## Sentiment Analysis using NLP( Using a **naïve Bayesian classifier** )


### Import the following:

In [1]:
import nltk.classify.util
from nltk.classify import NaiveBayesClassifier
from nltk.corpus import movie_reviews

### Define a function to extract features:

In [2]:
def extract_features(word_list):
  return dict ([(word, True) for word in word_list])

### For training data, we will use movie reviews in NLTK:

In [3]:
import nltk
nltk.download('movie_reviews')

if __name__=='__main__':
   # Load positive and negative reviews  
   positive_fileids = movie_reviews.fileids('pos')
   negative_fileids = movie_reviews.fileids('neg')

[nltk_data] Downloading package movie_reviews to /root/nltk_data...
[nltk_data]   Unzipping corpora/movie_reviews.zip.


### Separating these into positive and negative reviews:

In [4]:
features_positive = [(extract_features(movie_reviews.words(fileids=[f])), 
           'Positive') for f in positive_fileids]

features_negative = [(extract_features(movie_reviews.words(fileids=[f])), 
           'Negative') for f in negative_fileids]

### Dividing the data into training and testing data:

In [5]:
# Split the data into train and test (80/20)
threshold_factor = 0.8
threshold_positive = int(threshold_factor * len(features_positive))
threshold_negative = int(threshold_factor * len(features_negative))

### Extracting the features:

In [6]:
features_train = features_positive[:threshold_positive] + features_negative[:threshold_negative]
features_test = features_positive[threshold_positive:] + features_negative[threshold_negative:]  
print("\nNumber of training datapoints:", len(features_train))
print("Number of test datapoints:", len(features_test))


Number of training datapoints: 1600
Number of test datapoints: 400


### We will use a **Naive Bayes classifier**. 
#### Define the object and train it:

In [7]:
# Train a Naive Bayes classifier
classifier = NaiveBayesClassifier.train(features_train)
print("\nAccuracy of the classifier:", nltk.classify.util.accuracy(classifier, features_test))
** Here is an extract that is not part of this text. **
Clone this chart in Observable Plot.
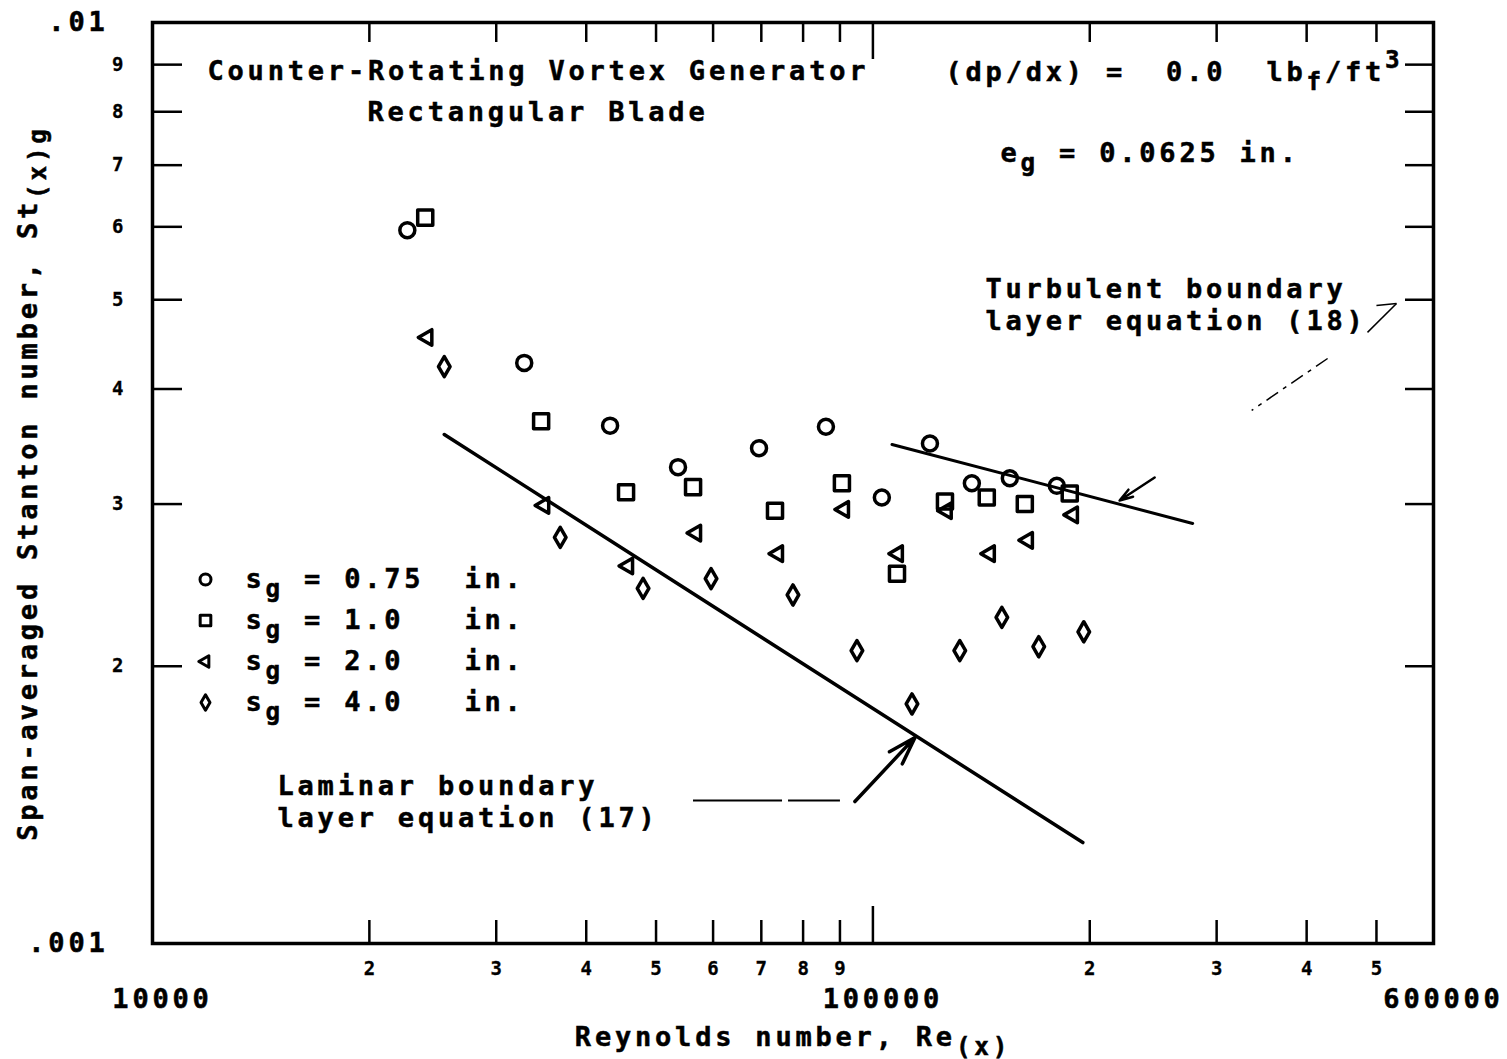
<!DOCTYPE html>
<html><head><meta charset="utf-8">
<script src="https://cdn.jsdelivr.net/npm/d3@7"></script>
<script src="https://cdn.jsdelivr.net/npm/@observablehq/plot@0.6"></script>
<style>
html,body{margin:0;padding:0;background:#fff;}
#chart svg{display:block;}
</style></head>
<body><div id="chart"></div>
<script>
// ---- Data (Reynolds number Re(x), span-averaged Stanton number St(x)g) ----
const reCircle   = [22580, 32810, 43170, 53640, 69490, 86060, 102900, 120000, 137200, 154900, 180000];
const stCircle   = [0.00595, 0.00427, 0.00365, 0.00329, 0.00345, 0.00364, 0.00305, 0.00349, 0.00316, 0.00320, 0.00314];
const reSquare   = [23910, 34630, 45430, 56280, 73130, 90570, 108000, 125900, 143900, 162500, 187600];
const stSquare   = [0.00614, 0.00369, 0.00309, 0.00313, 0.00295, 0.00316, 0.00252, 0.00302, 0.00305, 0.00300, 0.00308];
const reTriangle = [24070, 34970, 45720, 56820, 73830, 91160, 108300, 126600, 145300, 164100, 189500];
const stTriangle = [0.00455, 0.00299, 0.00257, 0.00279, 0.00265, 0.00296, 0.00265, 0.00295, 0.00265, 0.00274, 0.00292];
const reDiamond  = [25410, 36810, 47970, 59610, 77450, 95020, 113300, 132000, 151000, 169900, 196200];
const stDiamond  = [0.00423, 0.00276, 0.00243, 0.00249, 0.00239, 0.00208, 0.00182, 0.00208, 0.00226, 0.00210, 0.00218];

// Correlation lines
const reLaminar   = [25410, 195600];
const stLaminar   = [0.00357, 0.001287];
const reTurbulent = [106300, 277900];
const stTurbulent = [0.003482, 0.002858];

// Leader lines (annotation segments, data space)
const lamLeaderLines = [
  {x1: 56270, y1: 0.00143, x2: 74790, y2: 0.00143},
  {x1: 76240, y1: 0.00143, x2: 90000, y2: 0.00143}
];
const lamLeaderArrow = [{x1: 94410, y1: 0.001426, x2: 114400, y2: 0.001674}];
const turbLeaderLines = [
  {x1: 500000, y1: 0.004929, x2: 533100, y2: 0.004954},
  {x1: 533100, y1: 0.004954, x2: 485900, y2: 0.004608}
];
const turbLeaderDash = [{x1: 427700, y1: 0.004317, x2: 335500, y2: 0.003791}];
const turbLeaderArrow = [{x1: 246100, y1: 0.003206, x2: 220000, y2: 0.003027}];

// Ticks
const xMinorTicks = [20000, 30000, 40000, 50000, 60000, 70000, 80000, 90000, 200000, 300000, 400000, 500000];
const xMinorLabels = ["2", "3", "4", "5", "6", "7", "8", "9", "2", "3", "4", "5"];
const xMajorTicks = [100000];
const xMajorLabelValues = [10000, 100000, 600000];
const xMajorLabels = ["10000", "100000", "600000"];
const yMinorTicks = [0.002, 0.003, 0.004, 0.005, 0.006, 0.007, 0.008, 0.009];
const yMinorLabels = ["2", "3", "4", "5", "6", "7", "8", "9"];
const yMajorLabelValues = [0.01, 0.001];
const yMajorLabels = [".01", ".001"];

const legendNames = ["s_{g} = 0.75  in.", "s_{g} = 1.0   in.", "s_{g} = 2.0   in.", "s_{g} = 4.0   in."];

// ---- Layout ----
const W = 1507, H = 1059;
const mL = 152, mR = 74, mT = 22, mB = 116;
const frameW = W - mL - mR, frameH = H - mT - mB;
const FONT = "'DejaVu Sans Mono', 'Liberation Mono', monospace";
const FS = 27, FS_SMALL = 19;

const pts = (re, st) => re.map((x, i) => ({x, y: st[i]}));

// left-pointing triangle symbol
const triLeft = {
  draw(ctx, size) {
    const a = Math.sqrt(size / (3 * Math.sqrt(3)));
    ctx.moveTo(-2 * a, 0);
    ctx.lineTo(a, -Math.sqrt(3) * a);
    ctx.lineTo(a, Math.sqrt(3) * a);
    ctx.closePath();
  }
};

const series = [
  {data: pts(reCircle, stCircle), symbol: "circle", r: 7.5, lr: 5.5},
  {data: pts(reSquare, stSquare), symbol: "square", r: 8.5, lr: 6},
  {data: pts(reTriangle, stTriangle), symbol: triLeft, r: 5.8, lr: 4.3},
  {data: pts(reDiamond, stDiamond), symbol: "diamond", r: 6.1, lr: 4.7}
];

const lbl = (text, dx, dy, o = {}) => Plot.text([text], {
  text: d => d, frameAnchor: "top-left", dx, dy,
  textAnchor: "start", lineAnchor: "middle", fontSize: FS, fill: "black", ...o
});

const marks = [
  Plot.frame({stroke: "black", strokeWidth: 3.5}),
  // x ticks (inside, bottom and top)
  Plot.ruleX(xMinorTicks, {x: d => d, insetTop: frameH - 23, stroke: "black", strokeWidth: 2.5}),
  Plot.ruleX(xMinorTicks, {x: d => d, insetBottom: frameH - 20, stroke: "black", strokeWidth: 2.5}),
  Plot.ruleX(xMajorTicks, {x: d => d, insetTop: frameH - 37, stroke: "black", strokeWidth: 2.5}),
  Plot.ruleX(xMajorTicks, {x: d => d, insetBottom: frameH - 37, stroke: "black", strokeWidth: 2.5}),
  // y ticks (inside, left and right)
  Plot.ruleY(yMinorTicks, {y: d => d, insetRight: frameW - 30, stroke: "black", strokeWidth: 2.5}),
  Plot.ruleY(yMinorTicks, {y: d => d, insetLeft: frameW - 28, stroke: "black", strokeWidth: 2.5}),
  // tick labels
  Plot.text(xMinorTicks, {x: d => d, text: (d, i) => xMinorLabels[i], frameAnchor: "bottom", dy: 25, fontSize: FS_SMALL, textAnchor: "middle", lineAnchor: "middle"}),
  Plot.text(xMajorLabelValues, {x: d => d, text: (d, i) => xMajorLabels[i], frameAnchor: "bottom", dy: 56, dx: 10, fontSize: FS, textAnchor: "middle", lineAnchor: "middle"}),
  Plot.text(yMinorTicks, {y: d => d, text: (d, i) => yMinorLabels[i], frameAnchor: "left", dx: -29, textAnchor: "end", fontSize: FS_SMALL, lineAnchor: "middle"}),
  Plot.text(yMajorLabelValues, {y: d => d, text: (d, i) => yMajorLabels[i], frameAnchor: "left", dx: -44, textAnchor: "end", fontSize: FS, lineAnchor: "middle"}),
  // axis titles
  Plot.text(["Reynolds number, Re_{(x)}"], {text: d => d, frameAnchor: "bottom", dy: 94, fontSize: FS, textAnchor: "middle", lineAnchor: "middle"}),
  Plot.text(["Span-averaged Stanton number, St_{(x)g}"], {text: d => d, frameAnchor: "left", dx: -124, rotate: -90, fontSize: FS, textAnchor: "middle", lineAnchor: "middle"}),
  // correlation lines
  Plot.line(pts(reLaminar, stLaminar), {x: "x", y: "y", stroke: "black", strokeWidth: 3.5}),
  Plot.line(pts(reTurbulent, stTurbulent), {x: "x", y: "y", stroke: "black", strokeWidth: 3}),
  // leaders
  Plot.link(lamLeaderLines, {x1: "x1", y1: "y1", x2: "x2", y2: "y2", stroke: "black", strokeWidth: 2}),
  Plot.arrow(lamLeaderArrow, {x1: "x1", y1: "y1", x2: "x2", y2: "y2", stroke: "black", strokeWidth: 3.5, headLength: 14, headAngle: 35}),
  Plot.link(turbLeaderLines, {x1: "x1", y1: "y1", x2: "x2", y2: "y2", stroke: "black", strokeWidth: 1.5}),
  Plot.link(turbLeaderDash, {x1: "x1", y1: "y1", x2: "x2", y2: "y2", stroke: "black", strokeWidth: 1.5, strokeDasharray: "14,6,4,6"}),
  Plot.arrow(turbLeaderArrow, {x1: "x1", y1: "y1", x2: "x2", y2: "y2", stroke: "black", strokeWidth: 2.5, headLength: 12, headAngle: 35}),
  // annotation text
  lbl("Counter-Rotating Vortex Generator", 55, 49),
  lbl("Rectangular Blade", 215, 90),
  lbl("(dp/dx) =  0.0  lb_{f}/ft^{3}", 793, 50),
  lbl("e_{g} = 0.0625 in.", 848, 131),
  lbl("Turbulent boundary", 833, 267),
  lbl("layer equation (18)", 833, 299),
  lbl("Laminar boundary", 125, 764),
  lbl("layer equation (17)", 125, 796),
];

// data points
for (const s of series) {
  marks.push(Plot.dot(s.data, {x: "x", y: "y", symbol: s.symbol, r: s.r, stroke: "black", fill: "none", strokeWidth: 3.5, strokeLinejoin: "round"}));
}
// legend
series.forEach((s, i) => {
  const dy = 557 + i * 41;
  marks.push(Plot.dot([0], {frameAnchor: "top-left", dx: 53, dy, symbol: s.symbol, r: s.lr, stroke: "black", fill: "none", strokeWidth: 3, strokeLinejoin: "round"}));
  marks.push(lbl(legendNames[i], 93, dy));
});

const chart = Plot.plot({
  width: W, height: H,
  marginLeft: mL, marginRight: mR, marginTop: mT, marginBottom: mB,
  x: {type: "log", domain: [10000, 600000], axis: null},
  y: {type: "log", domain: [0.001, 0.01], axis: null},
  style: {fontFamily: FONT, fontWeight: "bold", background: "white", color: "black", overflow: "visible"},
  marks
});
document.getElementById("chart").appendChild(chart);

// Post-process: letter spacing, whitespace, sub/superscripts
const SVGNS = "http://www.w3.org/2000/svg";
chart.querySelectorAll("text").forEach(t => {
  const fs = parseFloat(getComputedStyle(t).fontSize);
  t.style.whiteSpace = "pre";
  t.style.letterSpacing = fs >= 22 ? "3.8px" : "0px";
  t.style.stroke = "black";
  t.style.strokeWidth = fs >= 22 ? "0.5px" : "0.3px";
  const s = t.textContent;
  if (!/[_^]\{/.test(s)) return;
  while (t.firstChild) t.removeChild(t.firstChild);
  const add = (str, dyPx, size) => {
    const ts = document.createElementNS(SVGNS, "tspan");
    if (dyPx) ts.setAttribute("dy", dyPx.toFixed(2));
    if (size) ts.setAttribute("font-size", size);
    ts.textContent = str;
    t.appendChild(ts);
  };
  const re = /([_^])\{([^}]*)\}/g;
  let last = 0, m, offset = 0;
  while ((m = re.exec(s))) {
    if (m.index > last) { add(s.slice(last, m.index), -offset); offset = 0; }
    const d = m[1] === "_" ? 0.32 * fs : -0.5 * fs;
    add(m[2], d - offset, fs * 0.9);
    offset = d;
    last = re.lastIndex;
  }
  if (last < s.length) add(s.slice(last), -offset);
});
</script>
</body></html>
Accuracy of the classifier: 0.735


### The classifier object contains the most informative words that it obtained during analysis. These words basically have a strong say in what’s classified as a positive or a negative review. Let’s print them out:

In [8]:
print("\nTop 10 most informative words:")
for item in classifier.most_informative_features()[:10]:
       print(item[0])   


Top 10 most informative words:
outstanding
insulting
vulnerable
ludicrous
uninvolving
astounding
avoids
fascination
anna
affecting


### Creating a random input sentence:

In [9]:
# Sample input reviews
input_reviews = [
       "It is an awful movie"]

### Run the classifier on that input sentence and obtain the predictions:

In [10]:
print("\nPredictions:")
for review in input_reviews:
     print("\nReview:", review)
     probdist = classifier.prob_classify(extract_features(review.split()))
     pred_sentiment = probdist.max()  


Predictions:

Review: It is an awful movie


### And the output is:

In [11]:
print("Predicted sentiment:", pred_sentiment)
print("Probability:", round(probdist.prob(pred_sentiment), 2))

Predicted sentiment: Negative
Probability: 0.85